4. Regularly Inspect Inventory
Regular inventory inspections help account for lost or stolen items and verify that all orders are accurately fulfilled.
5. Implement Access Controls
Granting individual log-in credentials to employees ensures that only authorized users can access systems and data.
6. Restrict Access to Financial Systems and Data
Only those who need access to financial data, such as bookkeepers, should have it. This reduces the risk of misappropriation.
7. Update Passwords Regularly
Regular password updates, ideally every 30 days, reduce the risk of unauthorized access.
8. Reconcile Transactions
Regularly checking transactions against bank accounts helps identify unauthorized activities.
9. Check Credit Card Statements
Thoroughly reviewing credit card statements can catch fraudulent charges and unauthorized purchases.
10. Compare Receipts
Matching receipts to transactions ensures that all recorded sales are legitimate.
11. Create a Vendor Approval Process
A multi-step vendor approval process ensures that payments are made only to genuine vendors.
12. List All Vendors
Maintaining a database of vendors helps verify invoices and prevent fraudulent payments.
13. Mark All Invoices
Marking paid invoices helps avoid duplicate payments.
14. Randomize Reviews
Conducting random audits of transactions and accounts can reveal unauthorized activity that might be hidden during regular reviews.
15. Use a Point-of-Sale System
A POS system manages transactions and controls register access, securing cash on hand.
16. Connect the Register to the POS
Ensuring that the register only opens with a POS signal makes it harder for employees to steal cash.
17. Document All Transactions
Keeping records of all transactions provides a complete financial picture and helps identify discrepancies.
18. Establish a Backup Record
Creating a backup of financial records ensures data integrity in case of system failures.
19. Count the Register Daily
Daily cash counts help identify discrepancies and potential theft early.
20. Assign Two Employees to Count Cash
Having two employees count cash reduces the risk of errors and intentional misreporting.
21. Limit Cash Access
Restricting access to cash to specific employees minimizes the risk of mishandling.
22. Secure Blank Checks
Storing blank checks in a safe and limiting access prevents unauthorized use.
23. Introduce a Check Signing Process
Requiring dual signatures for checks adds an extra layer of verification.
24. Use Manual Signatures
Requiring manual signatures on checks and documents reduces the risk of forgery.
25. Implement Expense Limits
Setting approval thresholds for expenses ensures oversight of significant purchases.
26. Monitor Expense Reimbursements
Implementing a reimbursement process ensures that only approved expenses are reimbursed.

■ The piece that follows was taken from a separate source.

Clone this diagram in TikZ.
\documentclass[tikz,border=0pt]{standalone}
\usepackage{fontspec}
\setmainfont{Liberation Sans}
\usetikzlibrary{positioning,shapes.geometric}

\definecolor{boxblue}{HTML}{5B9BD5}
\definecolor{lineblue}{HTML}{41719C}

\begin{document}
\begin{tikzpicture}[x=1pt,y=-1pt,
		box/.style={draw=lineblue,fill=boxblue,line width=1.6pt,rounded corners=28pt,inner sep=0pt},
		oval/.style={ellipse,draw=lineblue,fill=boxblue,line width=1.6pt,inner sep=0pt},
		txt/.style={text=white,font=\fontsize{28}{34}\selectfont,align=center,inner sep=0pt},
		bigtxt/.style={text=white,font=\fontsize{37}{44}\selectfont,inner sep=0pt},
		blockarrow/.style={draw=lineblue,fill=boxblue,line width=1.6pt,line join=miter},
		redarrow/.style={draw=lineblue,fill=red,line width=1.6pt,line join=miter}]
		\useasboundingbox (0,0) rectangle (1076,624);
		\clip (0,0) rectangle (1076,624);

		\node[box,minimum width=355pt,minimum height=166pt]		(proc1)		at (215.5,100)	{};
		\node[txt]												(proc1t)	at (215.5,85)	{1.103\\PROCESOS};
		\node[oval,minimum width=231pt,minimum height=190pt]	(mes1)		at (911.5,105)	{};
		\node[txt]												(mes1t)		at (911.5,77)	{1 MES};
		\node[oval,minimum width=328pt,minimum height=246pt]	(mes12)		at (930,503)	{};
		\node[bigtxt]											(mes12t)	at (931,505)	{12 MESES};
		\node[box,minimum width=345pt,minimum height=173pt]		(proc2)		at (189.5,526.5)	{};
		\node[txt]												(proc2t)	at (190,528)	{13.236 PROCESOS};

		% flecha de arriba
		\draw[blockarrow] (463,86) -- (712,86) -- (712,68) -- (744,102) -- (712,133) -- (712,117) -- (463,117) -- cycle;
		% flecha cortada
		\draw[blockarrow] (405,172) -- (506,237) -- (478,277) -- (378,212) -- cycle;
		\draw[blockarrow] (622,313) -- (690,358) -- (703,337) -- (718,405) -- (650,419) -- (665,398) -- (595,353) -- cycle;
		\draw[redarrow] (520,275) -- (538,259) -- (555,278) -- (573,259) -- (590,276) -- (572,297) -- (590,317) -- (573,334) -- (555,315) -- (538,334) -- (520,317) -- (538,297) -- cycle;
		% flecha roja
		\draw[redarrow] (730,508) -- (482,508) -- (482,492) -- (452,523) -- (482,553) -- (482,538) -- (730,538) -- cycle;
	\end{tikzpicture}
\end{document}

27. Verify Reporting Accuracy
Regular reviews of financial reports ensure that all information is accurate and timely.
28. Conduct External Reviews
External audits by a certified public accountant (CPA) provide an unbiased evaluation of financial controls and compliance.
29. Implement Controls Technology
Using technology to manage internal controls can automate processes and adapt to the growth of the business.
Checklist for Implementing Internal Controls
To get started with internal controls, small businesses should:
- Identify key financial processes that need controls.
- Assign responsibilities to different employees.
- Implement access controls and regularly update passwords.
- Conduct regular and random audits of transactions and accounts.
- Use a point-of-sale system for transaction management.
- Establish a vendor approval process and maintain a vendor database.
- Document all transactions and keep backup records.
- Regularly inspect inventory and count cash.
- Conduct background checks on new hires.
- Seek external reviews from auditors or CPAs.
By implementing these internal controls, small businesses can protect their assets, reduce the risk of fraud, and build a secure foundation for growth.